Ninad S Chaudhary, S Louis Bridges, Kenneth G Saag, Elizabeth J Rahn, Jeffrey R Curtis, Angelo Gaffo, Nita A Limdi, Emily B Levitan, Jasvinder A Singh, Lisandro D Colantonio, George Howard, Mary Cushman, Matthew L Flaherty, Suzanne Judd, Marguerite R Irvin, Richard J Reynolds
Hypertension 2020, 75 (1): 246-256
Previous studies do not widely support hyperuricemia as a risk factor for stroke and other cardiovascular diseases. We assessed the relationship between hyperuricemia and ischemic stroke (≈900 cases) using a large data set from the REGARDS study (Reasons for Geographic and Racial Differences in Stroke).

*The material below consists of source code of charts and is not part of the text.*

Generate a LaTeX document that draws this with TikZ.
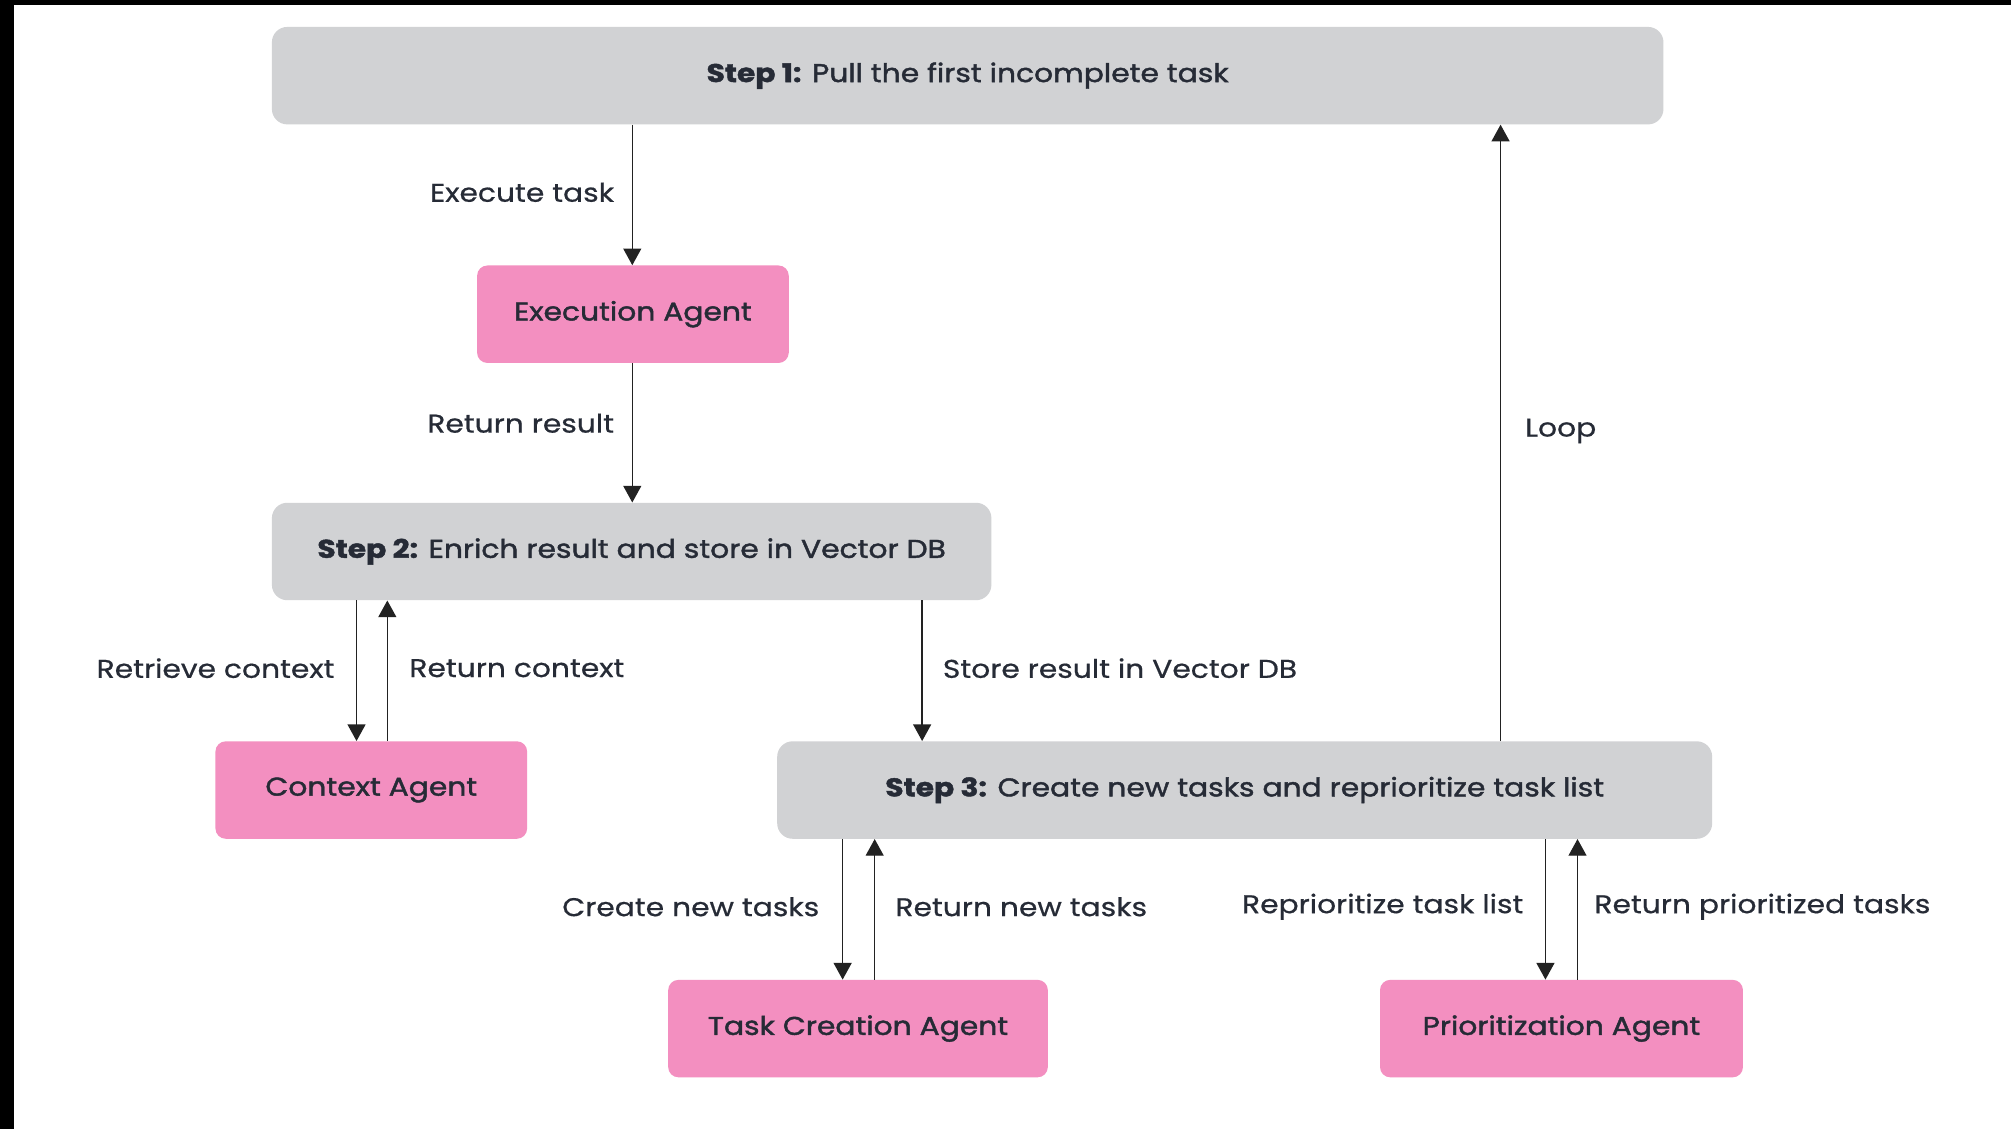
\documentclass[tikz,border=0pt]{standalone}
\usepackage{fontspec}
\setmainfont{Poppins}[FakeStretch=1.16, FakeBold=0.6]
\newfontfamily\boxfont{Poppins}[FakeStretch=1.16, FakeBold=1.6]
\usetikzlibrary{arrows.meta}
\definecolor{stepgray}{HTML}{D1D2D4}
\definecolor{agentpink}{HTML}{F38FC0}
\definecolor{txt}{HTML}{262B36}
\definecolor{linec}{HTML}{222222}
\tikzset{
  stepbox/.style={fill=stepgray, rounded corners=12pt, minimum height=76pt, inner sep=0pt, text=txt, font=\boxfont\fontsize{20}{24}\selectfont},
  agentbox/.style={fill=agentpink, rounded corners=8pt, minimum height=76pt, inner sep=0pt, text=txt, font=\boxfont\fontsize{20}{24}\selectfont},
  lbl/.style={text=txt, inner sep=0pt, font=\fontsize{20}{24}\selectfont},
  arr/.style={draw=linec, line width=1.1pt, -{Triangle[length=13pt,width=14pt]}},
}
\begin{document}
\begin{tikzpicture}[x=1pt,y=-1pt]
\useasboundingbox (0,0) rectangle (1568,880);
\fill[white] (0,0) rectangle (1568,880);
\fill[black] (0,0) rectangle (11,880);
\fill[black] (0,0) rectangle (1568,4);

% boxes
\node[stepbox, minimum width=1085pt] (s1) at (754.5,59) {\raisebox{-3pt}{\textbf{Step 1:} Pull the first incomplete task}};
\node[agentbox, minimum width=243pt] (ea) at (493.5,245) {\raisebox{-3pt}{Execution Agent}};
\node[stepbox, minimum width=561pt] (s2) at (492.5,430) {\raisebox{-3pt}{\textbf{Step 2:} Enrich result and store in Vector DB}};
\node[agentbox, minimum width=243pt] (ca) at (289.5,616) {\raisebox{-3pt}{Context Agent}};
\node[stepbox, minimum width=729pt] (s3) at (970.5,616) {\raisebox{-3pt}{\textbf{Step 3:} Create new tasks and reprioritize task list}};
\node[agentbox, minimum width=296pt] (tc) at (669,802) {\raisebox{-3pt}{Task Creation Agent}};
\node[agentbox, minimum width=283pt] (pa) at (1217.5,802) {\raisebox{-3pt}{Prioritization Agent}};

% x positions of connectors
\coordinate (xea) at (493,0);
\coordinate (xrc) at (278,0);
\coordinate (xrt) at (302,0);
\coordinate (xst) at (719,0);
\coordinate (xlp) at (1170,0);
\coordinate (xcn) at (657,0);
\coordinate (xrn) at (682,0);
\coordinate (xrp) at (1205,0);
\coordinate (xpr) at (1230,0);

% connectors
\draw[arr] (s1.south -| xea) -- (ea.north -| xea);
\draw[arr] (ea.south -| xea) -- (s2.north -| xea);
\draw[arr] (s2.south -| xrc) -- (ca.north -| xrc);
\draw[arr] (ca.north -| xrt) -- (s2.south -| xrt);
\draw[arr] (s2.south -| xst) -- (s3.north -| xst);
\draw[arr] (s3.north -| xlp) -- (s1.south -| xlp);
\draw[arr] (s3.south -| xcn) -- (tc.north -| xcn);
\draw[arr] (tc.north -| xrn) -- (s3.south -| xrn);
\draw[arr] (s3.south -| xrp) -- (pa.north -| xrp);
\draw[arr] (pa.north -| xpr) -- (s3.south -| xpr);

% labels
\node[lbl, anchor=east] (l1) at (479,150) {Execute task};
\node[lbl, anchor=east] (l2) at (479,330) {Return result};
\node[lbl, anchor=east] (l3) at (261,521) {Retrieve context};
\node[lbl, anchor=west] (l4) at (319,521) {Return context};
\node[lbl, anchor=west] (l5) at (735,521) {Store result in Vector DB};
\node[lbl, anchor=west] (l6) at (1189,336) {Loop};
\node[lbl, anchor=east] (l7) at (639,707) {Create new tasks};
\node[lbl, anchor=west] (l8) at (698,707) {Return new tasks};
\node[lbl, anchor=east] (l9) at (1188,707) {Reprioritize task list};
\node[lbl, anchor=west] (l10) at (1243,707) {Return prioritized tasks};
\end{tikzpicture}
\end{document}
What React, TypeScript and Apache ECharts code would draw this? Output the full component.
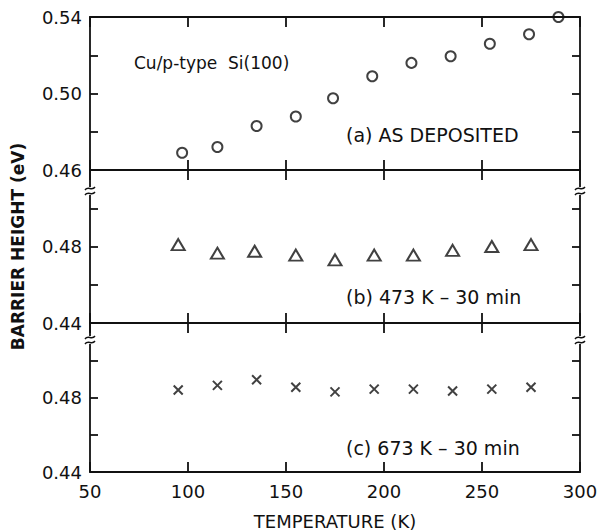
import React, { useEffect, useRef } from "react";
import * as echarts from "echarts";

const X_MIN = 50;
const X_MAX = 300;
const X_INTERVAL = 50;

const tempA = [97, 115, 135, 155, 174, 194, 214, 234, 254, 274, 289];
const barrierA = [0.469, 0.472, 0.483, 0.488, 0.4975, 0.509, 0.516, 0.5195, 0.526, 0.531, 0.540];

const tempB = [95, 115, 134, 155, 175, 195, 215, 235, 255, 275];
const barrierB = [0.481, 0.4765, 0.4775, 0.4755, 0.473, 0.4755, 0.4755, 0.478, 0.48, 0.481];

const tempC = [95, 115, 135, 155, 175, 195, 215, 235, 255, 275];
const barrierC = [0.484, 0.4865, 0.4895, 0.4855, 0.483, 0.4845, 0.4845, 0.4835, 0.4845, 0.4855];

const yRanges = [
  [0.46, 0.54],
  [0.44, 0.52],
  [0.44, 0.52],
];
const yLabelValues = [
  ["0.46", "0.50", "0.54"],
  ["0.44", "0.48"],
  ["0.44", "0.48"],
];

const panelTexts = ["(a) AS DEPOSITED", "(b) 473 K – 30 min", "(c) 673 K – 30 min"];
const sampleText = "Cu/p-type  Si(100)";
const xTitle = "TEMPERATURE (K)";
const yTitle = "BARRIER HEIGHT (eV)";

const FONT = "DejaVu Sans";
const BLACK = "#111";

export default function App() {
  const ref = useRef<HTMLDivElement>(null);
  useEffect(() => {
    if (!ref.current) return;
    const chart = echarts.init(ref.current, null, { renderer: "svg" });

    const grids = [
      { left: 90, width: 490, top: 17, height: 153 },
      { left: 90, width: 490, top: 170, height: 153 },
      { left: 90, width: 490, top: 323, height: 154 },
    ];

    const lineStyle = { color: BLACK, width: 1.8 };

    const xAxes: any[] = [];
    const yAxes: any[] = [];
    grids.forEach((_, i) => {
      ["bottom", "top"].forEach((pos) => {
        const isMain = pos === "bottom" && i === 2;
        xAxes.push({
          type: "value",
          gridIndex: i,
          position: pos,
          min: X_MIN,
          max: X_MAX,
          interval: X_INTERVAL,
          axisLine: { show: true, onZero: false, lineStyle },
          axisTick: { show: true, inside: true, length: 10, lineStyle },
          axisLabel: {
            show: isMain,
            color: BLACK,
            fontFamily: FONT,
            fontSize: 18,
            margin: 10,
          },
          splitLine: { show: false },
          name: isMain ? xTitle : "",
          nameLocation: "middle",
          nameGap: 40,
          nameTextStyle: { color: BLACK, fontFamily: FONT, fontSize: 18 },
        });
      });
      ["left", "right"].forEach((pos) => {
        const isLeft = pos === "left";
        const labels = yLabelValues[i];
        yAxes.push({
          type: "value",
          gridIndex: i,
          position: pos,
          min: yRanges[i][0],
          max: yRanges[i][1],
          interval: 0.02,
          axisLine: { show: true, onZero: false, lineStyle },
          axisTick: { show: true, inside: true, length: 8, lineStyle },
          axisLabel: {
            show: isLeft,
            color: BLACK,
            fontFamily: FONT,
            fontSize: 18,
            margin: 8,
            showMaxLabel: true,
            showMinLabel: true,
            formatter: (v: number) => {
              const s = v.toFixed(2);
              return labels.indexOf(s) >= 0 ? s : "";
            },
          },
          splitLine: { show: false },
          name: isLeft && i === 1 ? yTitle : "",
          nameLocation: "middle",
          nameGap: 64,
          nameTextStyle: {
            color: BLACK,
            fontFamily: FONT,
            fontSize: 17,
            fontWeight: "bold",
          },
        });
      });
    });

    const markerStyle = {
      color: "rgba(255,255,255,0)",
      borderColor: BLACK,
      borderWidth: 2,
    };

    const series: any[] = [
      {
        type: "scatter",
        xAxisIndex: 0,
        yAxisIndex: 0,
        symbol: "circle",
        symbolSize: 10,
        itemStyle: markerStyle,
        data: tempA.map((t, k) => [t, barrierA[k]]),
      },
      {
        type: "scatter",
        xAxisIndex: 2,
        yAxisIndex: 2,
        symbol: "triangle",
        symbolSize: [13, 11],
        itemStyle: markerStyle,
        data: tempB.map((t, k) => [t, barrierB[k]]),
      },
      {
        type: "scatter",
        xAxisIndex: 4,
        yAxisIndex: 4,
        symbol: "path://M0,0L10,10M10,0L0,10",
        symbolSize: 9,
        itemStyle: { color: "rgba(0,0,0,0)", borderColor: BLACK, borderWidth: 2 },
        data: tempC.map((t, k) => [t, barrierC[k]]),
      },
    ];

    const textStyle = (txt: string, size: number) => ({
      text: txt,
      fill: BLACK,
      fontFamily: FONT,
      fontSize: size,
      verticalAlign: "middle",
    });

    const graphics: any[] = [
      { type: "text", x: 134, y: 63, z: 100, style: textStyle(sampleText, 17) },
      { type: "text", x: 346, y: 135, z: 100, style: textStyle(panelTexts[0], 19) },
      { type: "text", x: 346, y: 297, z: 100, style: textStyle(panelTexts[1], 19) },
      { type: "text", x: 346, y: 448, z: 100, style: textStyle(panelTexts[2], 19) },
    ];

    const breakYs = [191, 340];
    const breakXs = [90, 580];
    breakYs.forEach((by) => {
      breakXs.forEach((bx) => {
        graphics.push({
          type: "rect",
          z: 100,
          shape: { x: bx - 2, y: by - 4, width: 4, height: 8 },
          style: { fill: "#fff" },
        });
        [-2.5, 2.5].forEach((d) => {
          graphics.push({
            type: "bezierCurve",
            z: 101,
            shape: {
              x1: bx - 5,
              y1: by + d + 1.5,
              cpx1: bx - 2,
              cpy1: by + d - 3,
              cpx2: bx + 2,
              cpy2: by + d + 3,
              x2: bx + 5,
              y2: by + d - 1.5,
            },
            style: { stroke: BLACK, lineWidth: 1.4, fill: null },
          });
        });
      });
    });

    chart.setOption({
      animation: false,
      backgroundColor: "#fff",
      grid: grids,
      xAxis: xAxes,
      yAxis: yAxes,
      series,
      graphic: graphics,
    });

    return () => chart.dispose();
  }, []);

  return (
    <div
      ref={ref}
      style={{ position: "fixed", left: 0, top: 0, width: 613, height: 531, background: "#fff" }}
    />
  );
}
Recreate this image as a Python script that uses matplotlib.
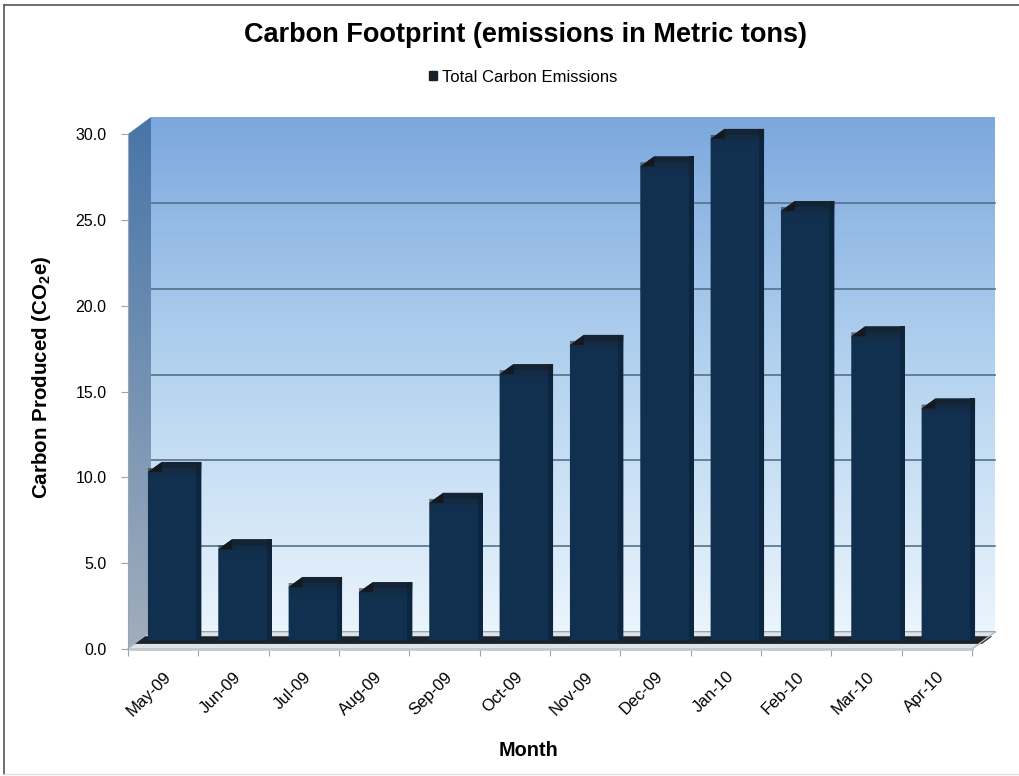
import numpy as np
import matplotlib.pyplot as plt
from matplotlib.patches import Polygon, Rectangle, Patch
from matplotlib.lines import Line2D

plt.rcParams['font.family'] = ['Liberation Sans', 'DejaVu Sans']
plt.rcParams['mathtext.fontset'] = 'custom'
plt.rcParams['mathtext.bf'] = 'Liberation Sans:bold'
plt.rcParams['mathtext.rm'] = 'Liberation Sans'

# Data
months = ["May-09", "Jun-09", "Jul-09", "Aug-09", "Sep-09", "Oct-09",
          "Nov-09", "Dec-09", "Jan-10", "Feb-10", "Mar-10", "Apr-10"]
emissions = [10.4, 5.9, 3.7, 3.4, 8.6, 16.1, 17.8, 28.2, 29.8, 25.6, 18.3, 14.1]
y_ticks = [0, 5, 10, 15, 20, 25, 30]
y_tick_labels = ["0.0", "5.0", "10.0", "15.0", "20.0", "25.0", "30.0"]

navy = "#11304f"
cap_col = "#1a2028"

W, H = 1019, 776
fig = plt.figure(figsize=(W / 100, H / 100), dpi=100)
ax = fig.add_axes([128 / W, 1 - 649 / H, 844 / W, 515 / H])
ax.patch.set_visible(False)
n = len(months)
ymax = y_ticks[-1]

# depth of the fake 3-D box, in data units
DX = 23 / (844 / n)
DY = 17 / (515 / ymax)
x_left, x_right = -0.5, n - 0.5

# back wall with vertical gradient
grad = np.linspace(0, 1, 256)[:, None]
top = np.array([0.49, 0.66, 0.87])
mid = np.array([0.71, 0.83, 0.94])
bot = np.array([0.92, 0.96, 0.99])
rgb = np.where(grad[..., None] < 0.5,
               top + (mid - top) * (grad[..., None] / 0.5),
               mid + (bot - mid) * ((grad[..., None] - 0.5) / 0.5))
ax.imshow(rgb, extent=[x_left + DX, x_right + DX, DY, ymax + DY],
          aspect='auto', clip_on=False, zorder=0, interpolation='bilinear')

# gridlines on the back wall
for y in y_ticks[:-1]:
    ax.plot([x_left + DX, x_right + DX], [y + DY, y + DY], color="#56718a",
            lw=1.2, zorder=1, clip_on=False)

# side wall
side_pts = [(x_left, 0), (x_left, ymax), (x_left + DX, ymax + DY), (x_left + DX, DY)]
side_poly = Polygon(side_pts, closed=True, fc='none', ec='none', zorder=1)
ax.add_patch(side_poly)
side_poly.set_clip_on(False)
s_top = np.array([0.28, 0.46, 0.66])
s_bot = np.array([0.63, 0.68, 0.74])
side_rgb = s_top + (s_bot - s_top) * grad[..., None]
im = ax.imshow(side_rgb, extent=[x_left, x_left + DX, 0, ymax + DY],
               aspect='auto', zorder=1, interpolation='bilinear')
im.set_clip_box(fig.bbox)
im.set_clip_path(side_poly)

# floor
floor = Polygon([(x_left, 0), (x_right, 0), (x_right + DX, DY), (x_left + DX, DY)],
                closed=True, fc="#dde5ec", ec="#b8c0c8", lw=0.8, zorder=2, clip_on=False)
ax.add_patch(floor)
f0, f1 = 0.3, 0.75
x_end = n - 1 + 0.38 + DX / 2
shadow = Polygon([(x_left + f0 * DX, f0 * DY), (x_end + f0 * DX, f0 * DY),
                  (x_end + f1 * DX, f1 * DY), (x_left + f1 * DX, f1 * DY)],
                 closed=True, fc="#1c2228", ec='none', zorder=2, clip_on=False)
ax.add_patch(shadow)

# bars
w = 0.76
cx = 14 / (844 / n)
cy = 10 / (515 / ymax)
for i, v in enumerate(emissions):
    x0 = i - w / 2 + DX / 2
    x1 = i + w / 2 + DX / 2
    yb = DY / 2
    yt = v + DY / 2
    body = Polygon([(x0, yb), (x1, yb), (x1, yt), (x0 + cx, yt), (x0, yt - cy)],
                   closed=True, fc=navy, ec='none', zorder=3, clip_on=False)
    ax.add_patch(body)
    ax.add_patch(Rectangle((x1 - 0.07, yb), 0.07, v, fc="#0d263f", ec='none',
                           zorder=3, clip_on=False))
    # darker bevel towards the top of each column
    for k, a in enumerate([0.55, 0.35, 0.18]):
        hh = 0.35 * (k + 1)
        cap = Polygon([(x0, yt - cy), (x0 + cx, yt), (x1, yt), (x1, yt - hh),
                       (x0, yt - hh)], closed=True, fc=cap_col, ec='none',
                      zorder=3, alpha=a / (k + 1), clip_on=False)
        ax.add_patch(cap)
    ax.add_patch(Polygon([(x0, yt - cy), (x0 + cx, yt), (x0 + cx, yt - cy)],
                         closed=True, fc="#15191e", ec='none', zorder=3, clip_on=False))

# front edges
ax.plot([x_left, x_right], [0, 0], color="#c4c9ce", lw=2, zorder=4, clip_on=False)
ax.plot([x_right, x_right + DX], [0, DY], color="#b8bec4", lw=1, zorder=4, clip_on=False)
ax.plot([x_left, x_left], [0, ymax], color="#9aa4ae", lw=0.8, zorder=4, clip_on=False)

for s in ax.spines.values():
    s.set_visible(False)

ax.set_xlim(x_left, x_right)
ax.set_ylim(0, ymax)

ax.set_yticks(y_ticks, y_tick_labels, fontsize=11.5)
ax.tick_params(axis='y', length=5, width=0.8, color="#9aa4ae", pad=10.5)

ax.set_xticks(range(n), months, fontsize=12)
ax.set_xticks(np.arange(n + 1) - 0.5, minor=True)
ax.tick_params(axis='x', which='major', length=0, pad=14.4)
ax.tick_params(axis='x', which='minor', length=5, width=0.8, color="#9aa4ae")
plt.setp(ax.get_xticklabels(), rotation=45, ha='right', rotation_mode='anchor')

# titles and labels
fig.text(525 / W, 1 - 35 / H, "Carbon Footprint (emissions in Metric tons)",
         ha='center', va='center', fontsize=19.5, fontweight='bold')
fig.text(42 / W, 1 - 377 / H, r"Carbon Produced (CO$_\mathbf{2}$e)", rotation=90,
         ha='center', va='center', fontsize=14.8, fontweight='bold')
fig.text(528 / W, 1 - 751 / H, "Month", ha='center', va='center',
         fontsize=14.3, fontweight='bold')

fig.legend(handles=[Patch(color=cap_col, label="Total Carbon Emissions")],
           loc='center', bbox_to_anchor=(523 / W, 1 - 77 / H), frameon=False,
           handlelength=0.5, handleheight=0.5, handletextpad=0.3, fontsize=12)

# outer chart border
fig.add_artist(Line2D([4 / W, 4 / W], [1 - 5 / H, 2 / H], transform=fig.transFigure,
                      color="#555555", lw=1.2))
fig.add_artist(Line2D([4 / W, 1], [1 - 5 / H, 1 - 5 / H], transform=fig.transFigure,
                      color="#555555", lw=1.2))
fig.add_artist(Line2D([4 / W, 1], [2 / H, 2 / H], transform=fig.transFigure,
                      color="#dddddd", lw=1))

fig.savefig("out.png", dpi=100)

We employed a case-cohort design (incident stroke cases and randomly selected cohort participants) and weighted Cox-proportional hazard models to estimate the association of serum urate level ≥6.8 mg/dL (ie, hyperuricemia) and 6.0 to <6.8 mg/dL versus <6.0 mg/dL (reference) with incident stroke. Analyses were stratified by race, gender, and age. Mediation of cardiovascular disease comorbidities on the serum urate-stroke association was tested. Hyperuricemia was associated with stroke (hazard ratio, 1.40 [95% CI, 1.10-1.78]) after adjustment for demographic variables and systolic and diastolic blood pressure. This association was substantially attenuated (hazard ratio, 1.17 [95% CI, 0.90-1.51]) by additional covariate adjustment. In particular, apparent treatment-resistant hypertension (systolic blood pressure ≥140 mm Hg or diastolic blood pressure ≥90 mm Hg on 3 antihypertensive medications or use of ≥4 antihypertensive medications) and the count of antihypertensive medication classes significantly reduced the effect of hyperuricemia on ischemic stroke. Specifically, apparent treatment-resistant hypertension and number of antihypertensive, respectively, mediate 45% and 43% of the association. There was no effect modification in the association between hyperuricemia and stroke by age, race, or gender. We conclude that hyperuricemia may be a risk factor for stroke. The substantial attenuation of this association by apparent treatment-resistant hypertension and number of antihypertensive suggests that severe hypertension may be a mediator.